Lass‘ keine Fremden in Deine Wohnung

Handwerker und sonstige Menschen, die ich in meine Wohnung lassen muss wenn ich alleine bin, sind mir von Grund auf suspekt. Ich verstecke vorsichtshalber eine gusseiserne Pfanne im Wohnzimmer, um sie notfalls niederzuschlagen und telefoniere mit meinem imaginären Freund, der gerade auf dem Heimweg von seinem letzten bestandenen schwarzen Gürtel einer beliebigen Kampfsportart ist. Hallo Schatz? Du bist gleich da? Toll! Und den schwarzen Gürtel hast Du auch bestanden? Super!
Wenn es klingelt, luge ich durch den Türspion und frage alle relevanten Daten ab. Firma, Uhrzeit des vereinbarten Termins, Rufnummer der Zentrale? Als nächstes muss der Handwerker den Werkzeugkoffer langsam im Hausflur auspacken und laut und deutlich die Namen der Werkzeuge sagen, bevor er mir einige exotische Ersatzteile präsentiert.
Erst dann öffne ich die Tür und führe ihn durch den verdunkelten Gang in den Raum mit dem defekten Gerät.
Wenn er nämlich kein psychopatischer Mörder ist, so ist es doch wahrscheinlich, dass es sich bei ihm um einen ausgebufften Dieb handelt, der bei seinen Montagen Wohnungen auf Wertgegenstände ausspioniert.
Kaum dass er beginnt das Gerät unter Augenschein zu nehmen, fange ich an zu jammern, dass es hoffentlich nicht viel kostet, wir wären ja so arm und hätten aufgrund unserer horrenden Schulden bereits alle Wertgegenstände bei ebay versteigern müssen.
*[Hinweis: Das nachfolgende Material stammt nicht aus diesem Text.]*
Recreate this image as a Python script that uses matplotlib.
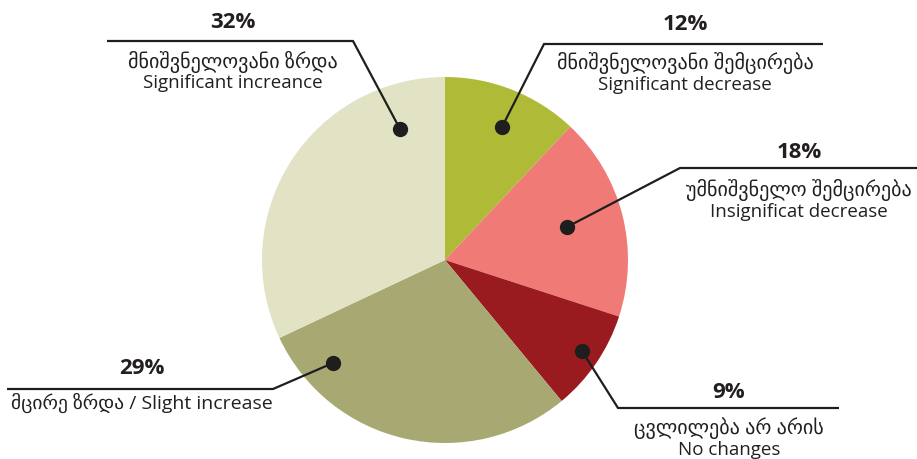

So gehe ich sicher, dass er schnell arbeitet und seinen Komplizen hinterher vermeldet, dass bei uns nichts zu holen sei.
Mir dünkte schon seit jeher, dass Handwerker mich aufgrund dieser Verhaltensweisen seltsam finden könnten.
Seit ich den Säugling habe, bin ich mir sogar sicher.
Der schlief gestern im anderen Zimmer und ich eilte im Minutentakt zwischen Küche, wo der defekte Herd stand, und Wohnzimmer, wo der schläfrige Säugling lag, hin und her.
Der arme Handwerker hatte jedoch keine Ahnung, dass außer mir noch jemand in der Wohnung war. Mein Hin- und Herwandern machte ihn ein wenig argwöhnisch. Durchaus irritiert schaute er, als ich ihn aus dem anderen Zimmer leise Schatz und Mausepups nannte. Deutliche Verwunderung spiegelte sich in seinem Gesicht, als ich von der Küche aus rief: „Wenn Du fertig bist, dann darfst Du nackig auf der Kuscheldecke liegen, ja?“
Dabei starrte ich ihn selbstverständlich an, er sollte schließlich nicht denken, dass er mir da ein Ersatzteil verbauen könnte, was ich am Ende gar nicht benötigte.
Er versuchte sich nichts anmerken zu lassen und ignorierte mein Gefasel. Doch als er beim Ausfüllen seines Schadensbehebungsformulars einen Schnuller auf der Küchenanrichte entdeckte, zeichnete sich deutliche Erleichterung in seinem Gesicht ab.
Trotzdem suchte er schnell das Weite. Ich nehme an, ihm war das gewetzte Brotmesser in meiner rechten Hand suspekt.